MATERIAL PROVIDED.
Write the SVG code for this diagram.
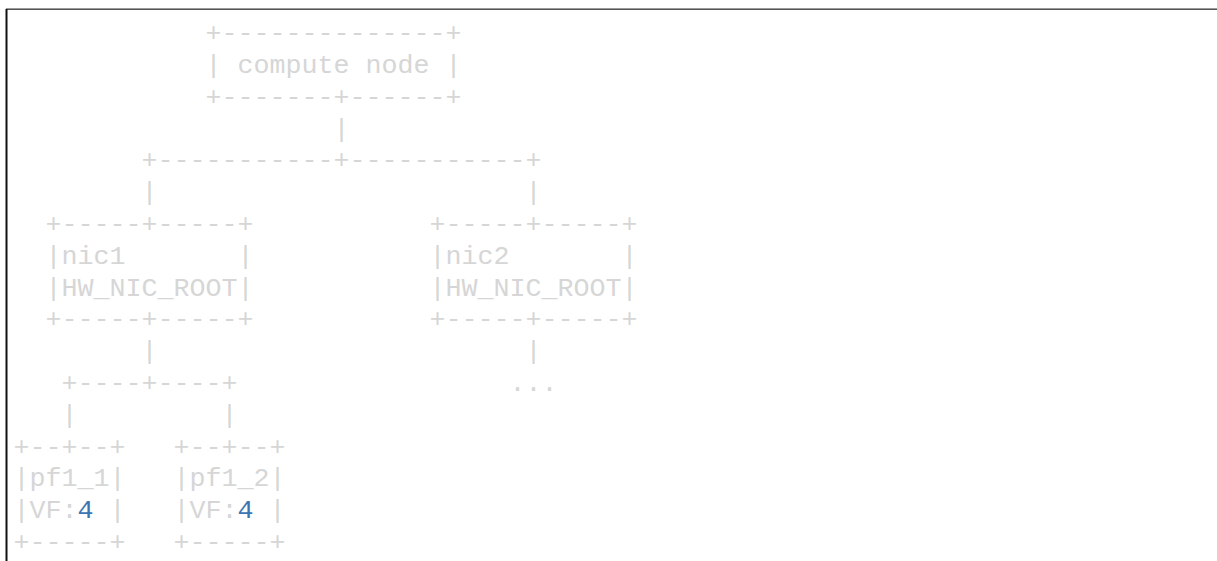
<svg xmlns="http://www.w3.org/2000/svg" width="1217" height="561" viewBox="0 0 1217 561">
<style>
.t{font-family:"Liberation Mono","Courier New",monospace;font-size:26.67px;fill:#d6d6d6;white-space:pre}
.n{fill:#3b76b2}
</style>
<rect x="0" y="0" width="1217" height="561" fill="#ffffff"/>
<line x1="6" y1="8.5" x2="1217" y2="8.5" stroke="#9a9a9a" stroke-width="1"/>
<line x1="6" y1="9.5" x2="1217" y2="9.5" stroke="#555555" stroke-width="1"/>
<line x1="6.5" y1="9" x2="6.5" y2="561" stroke="#111111" stroke-width="2"/>
<g id="connectors">
<text class="t" xml:space="preserve" x="13.5" y="136.6">                    |</text>
<text class="t" xml:space="preserve" x="13.5" y="168.4">        +-----------+-----------+</text>
<text class="t" xml:space="preserve" x="13.5" y="200.2">        |                       |</text>
<text class="t" xml:space="preserve" x="13.5" y="359.2">        |                       |</text>
<text class="t" xml:space="preserve" x="13.5" y="391">   +----+----+                 ...</text>
<text class="t" xml:space="preserve" x="13.5" y="422.8">   |         |</text>
</g>
<g id="compute-node">
<text class="t" xml:space="preserve" x="13.5" y="41.2">            +--------------+</text>
<text class="t" xml:space="preserve" x="13.5" y="73">            | compute node |</text>
<text class="t" xml:space="preserve" x="13.5" y="104.8">            +-------+------+</text>
</g>
<g id="nic1">
<text class="t" xml:space="preserve" x="13.5" y="232">  +-----+-----+</text>
<text class="t" xml:space="preserve" x="13.5" y="263.8">  |nic1       |</text>
<text class="t" xml:space="preserve" x="13.5" y="295.6">  |HW_NIC_ROOT|</text>
<text class="t" xml:space="preserve" x="13.5" y="327.4">  +-----+-----+</text>
</g>
<g id="nic2">
<text class="t" xml:space="preserve" x="429.5" y="232">+-----+-----+</text>
<text class="t" xml:space="preserve" x="429.5" y="263.8">|nic2       |</text>
<text class="t" xml:space="preserve" x="429.5" y="295.6">|HW_NIC_ROOT|</text>
<text class="t" xml:space="preserve" x="429.5" y="327.4">+-----+-----+</text>
</g>
<g id="pf1_1">
<text class="t" xml:space="preserve" x="13.5" y="454.6">+--+--+</text>
<text class="t" xml:space="preserve" x="13.5" y="486.4">|pf1_1|</text>
<text class="t" xml:space="preserve" x="13.5" y="518.2">|VF:<tspan class="n">4</tspan> |</text>
<text class="t" xml:space="preserve" x="13.5" y="550">+-----+</text>
</g>
<g id="pf1_2">
<text class="t" xml:space="preserve" x="173.5" y="454.6">+--+--+</text>
<text class="t" xml:space="preserve" x="173.5" y="486.4">|pf1_2|</text>
<text class="t" xml:space="preserve" x="173.5" y="518.2">|VF:<tspan class="n">4</tspan> |</text>
<text class="t" xml:space="preserve" x="173.5" y="550">+-----+</text>
</g>
</svg>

DIRECTIONS. Quote the data exactly, leaving every image out of the copy.

ANSWER TO THE TASK.
Write the SVG code for this diagram.
<svg xmlns="http://www.w3.org/2000/svg" width="1217" height="561" viewBox="0 0 1217 561">
<style>
.t{font-family:"Liberation Mono","Courier New",monospace;font-size:26.67px;fill:#d6d6d6;white-space:pre}
.n{fill:#3b76b2}
</style>
<rect x="0" y="0" width="1217" height="561" fill="#ffffff"/>
<line x1="6" y1="8.5" x2="1217" y2="8.5" stroke="#9a9a9a" stroke-width="1"/>
<line x1="6" y1="9.5" x2="1217" y2="9.5" stroke="#555555" stroke-width="1"/>
<line x1="6.5" y1="9" x2="6.5" y2="561" stroke="#111111" stroke-width="2"/>
<g id="connectors">
<text class="t" xml:space="preserve" x="13.5" y="136.6">                    |</text>
<text class="t" xml:space="preserve" x="13.5" y="168.4">        +-----------+-----------+</text>
<text class="t" xml:space="preserve" x="13.5" y="200.2">        |                       |</text>
<text class="t" xml:space="preserve" x="13.5" y="359.2">        |                       |</text>
<text class="t" xml:space="preserve" x="13.5" y="391">   +----+----+                 ...</text>
<text class="t" xml:space="preserve" x="13.5" y="422.8">   |         |</text>
</g>
<g id="compute-node">
<text class="t" xml:space="preserve" x="13.5" y="41.2">            +--------------+</text>
<text class="t" xml:space="preserve" x="13.5" y="73">            | compute node |</text>
<text class="t" xml:space="preserve" x="13.5" y="104.8">            +-------+------+</text>
</g>
<g id="nic1">
<text class="t" xml:space="preserve" x="13.5" y="232">  +-----+-----+</text>
<text class="t" xml:space="preserve" x="13.5" y="263.8">  |nic1       |</text>
<text class="t" xml:space="preserve" x="13.5" y="295.6">  |HW_NIC_ROOT|</text>
<text class="t" xml:space="preserve" x="13.5" y="327.4">  +-----+-----+</text>
</g>
<g id="nic2">
<text class="t" xml:space="preserve" x="429.5" y="232">+-----+-----+</text>
<text class="t" xml:space="preserve" x="429.5" y="263.8">|nic2       |</text>
<text class="t" xml:space="preserve" x="429.5" y="295.6">|HW_NIC_ROOT|</text>
<text class="t" xml:space="preserve" x="429.5" y="327.4">+-----+-----+</text>
</g>
<g id="pf1_1">
<text class="t" xml:space="preserve" x="13.5" y="454.6">+--+--+</text>
<text class="t" xml:space="preserve" x="13.5" y="486.4">|pf1_1|</text>
<text class="t" xml:space="preserve" x="13.5" y="518.2">|VF:<tspan class="n">4</tspan> |</text>
<text class="t" xml:space="preserve" x="13.5" y="550">+-----+</text>
</g>
<g id="pf1_2">
<text class="t" xml:space="preserve" x="173.5" y="454.6">+--+--+</text>
<text class="t" xml:space="preserve" x="173.5" y="486.4">|pf1_2|</text>
<text class="t" xml:space="preserve" x="173.5" y="518.2">|VF:<tspan class="n">4</tspan> |</text>
<text class="t" xml:space="preserve" x="173.5" y="550">+-----+</text>
</g>
</svg>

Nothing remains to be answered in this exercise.